2016年10月2日掲載
神歯大槻木病理学・教室開講10周年記念講演会が盛会となる
「唾液腺から新しい健康づくりを考える」開催
第1部の講演会では、杉本昌弘氏(慶應義塾大特任准教授)の座長のもと、まず猿田樹理氏(神歯大准教授)が「唾液腺産生生理活性物質の全身への影響についての研究」と題して登壇。唾液腺から産生される脳由来神経栄養因子BDNFの役割について解説するとともに、今後の展望として、新しい唾液検査の確立、唾液腺のためのサプリメントの開発、質の良い唾液腺の育成の3点を掲げ、それにより国民の全身の健康に寄与したいとまとめた。
つづいて、山本裕子氏(神歯大短期大学部歯科衛生学科講師)が「食事要因による唾液IgAの増加メカニズムの解明と歯科臨床への応用」と題して講演。唾液IgAが抗菌物質として口腔や全身の健康に関与することから、唾液IgAを増加させるための新しい栄養指導のあり方について解説。なかでも、軟消化性糖類の1つであるフラクトオリゴ糖(FOS)などを摂取して効果を示す"プレバイオティクス"について最新論文とともに紹介した。
最後に、槻木氏が「20年先歯科は劇的に発展しているか」と題して登壇。

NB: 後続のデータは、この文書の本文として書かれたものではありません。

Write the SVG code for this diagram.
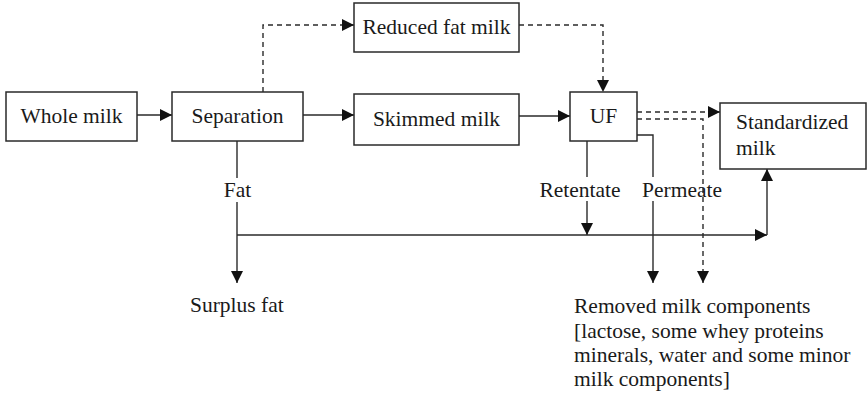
<svg xmlns="http://www.w3.org/2000/svg" width="868" height="398" viewBox="0 0 868 398">
<defs>
<style>
.box{fill:#fff;stroke:#2a2a2a;stroke-width:1.5}
.ln{fill:none;stroke:#2a2a2a;stroke-width:1.4}
.dash{fill:none;stroke:#2a2a2a;stroke-width:1.4;stroke-dasharray:5 4}
.t{font-family:"Liberation Serif","Times New Roman",serif;font-size:21.5px;fill:#1a1a1a}
.c{text-anchor:middle}
</style>
<marker id="ah" viewBox="0 0 12 12" refX="12" refY="6" markerWidth="12" markerHeight="12" markerUnits="userSpaceOnUse" orient="auto">
<path d="M0,0 L12,6 L0,12 z" fill="#111"/>
</marker>
</defs>
<rect width="868" height="398" fill="#fff"/>
<g id="connectors">
<path class="ln" d="M137,115 H172" marker-end="url(#ah)"/>
<path class="ln" d="M303,115 H354" marker-end="url(#ah)"/>
<path class="ln" d="M519,116 H570" marker-end="url(#ah)"/>
<path class="dash" d="M263,92 V25 H354" marker-end="url(#ah)"/>
<path class="dash" d="M519,25 H603 V92" marker-end="url(#ah)"/>
<path class="dash" d="M637,112 H720" marker-end="url(#ah)"/>
<path class="dash" d="M637,119 H703 V283" marker-end="url(#ah)"/>
<path class="ln" d="M237,141 V178"/>
<path class="ln" d="M237,202 V283" marker-end="url(#ah)"/>
<path class="ln" d="M587,141 V177"/>
<path class="ln" d="M587,201 V235" marker-end="url(#ah)"/>
<path class="ln" d="M637,135 H653 V177"/>
<path class="ln" d="M653,201 V283" marker-end="url(#ah)"/>
<path class="ln" d="M237,235 H767" marker-end="url(#ah)"/>
<path class="ln" d="M767,235 V169" marker-end="url(#ah)"/>
</g>
<g id="whole-milk">
<rect class="box" x="6" y="92" width="131" height="49"/>
<text class="t c" x="71.5" y="123">Whole milk</text>
</g>
<g id="separation">
<rect class="box" x="172" y="92" width="131" height="49"/>
<text class="t c" x="237.5" y="123">Separation</text>
</g>
<g id="reduced-fat-milk">
<rect class="box" x="354" y="3" width="165" height="49"/>
<text class="t c" x="436.5" y="34">Reduced fat milk</text>
</g>
<g id="skimmed-milk">
<rect class="box" x="354" y="94" width="165" height="51"/>
<text class="t c" x="436.5" y="126">Skimmed milk</text>
</g>
<g id="uf">
<rect class="box" x="570" y="92" width="67" height="49"/>
<text class="t c" x="603.5" y="123">UF</text>
</g>
<g id="standardized-milk">
<rect class="box" x="720" y="103" width="146" height="66"/>
<text class="t" x="736" y="129">Standardized</text>
<text class="t" x="736" y="155">milk</text>
</g>
<g id="labels">
<text class="t c" x="237.5" y="197">Fat</text>
<text class="t c" x="580" y="197">Retentate</text>
<text class="t c" x="682" y="197">Permeate</text>
</g>
<g id="surplus-fat">
<text class="t" x="190" y="312">Surplus fat</text>
</g>
<g id="removed-components">
<text class="t" x="574" y="313">Removed milk components</text>
<text class="t" x="574" y="338">[lactose, some whey proteins</text>
<text class="t" x="574" y="362">minerals, water and some minor</text>
<text class="t" x="574" y="386">milk components]</text>
</g>
</svg>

今まで歯科がう蝕や根尖性歯周炎、歯周病などを治療するDentistryとして発展し、国民も歯科医師に治療を求めて医院に来院してきたが、現在ではそれらの疾患はリスクファクターなどの把握により予防可能なものになり、国民は歯科医師にう蝕や歯周病の予防を求めて来院する時代になりつつあると述べた。そして、今後は歯科医院が口腔を起点に全身の健康を増進する"健康センター"として発展していくとしたうえで、国民の健康状態を客観的に把握する"医療"としての唾液検査の普及と、それに基づいた「唾液腺健康医学」を進めていきたいとした。
第2部の懇親会では関係者らが多数出席し、祝辞が述べられ、また10年を振り返るビデオ映像が流れるなど、教室開講10周年を祝って終始盛会であった。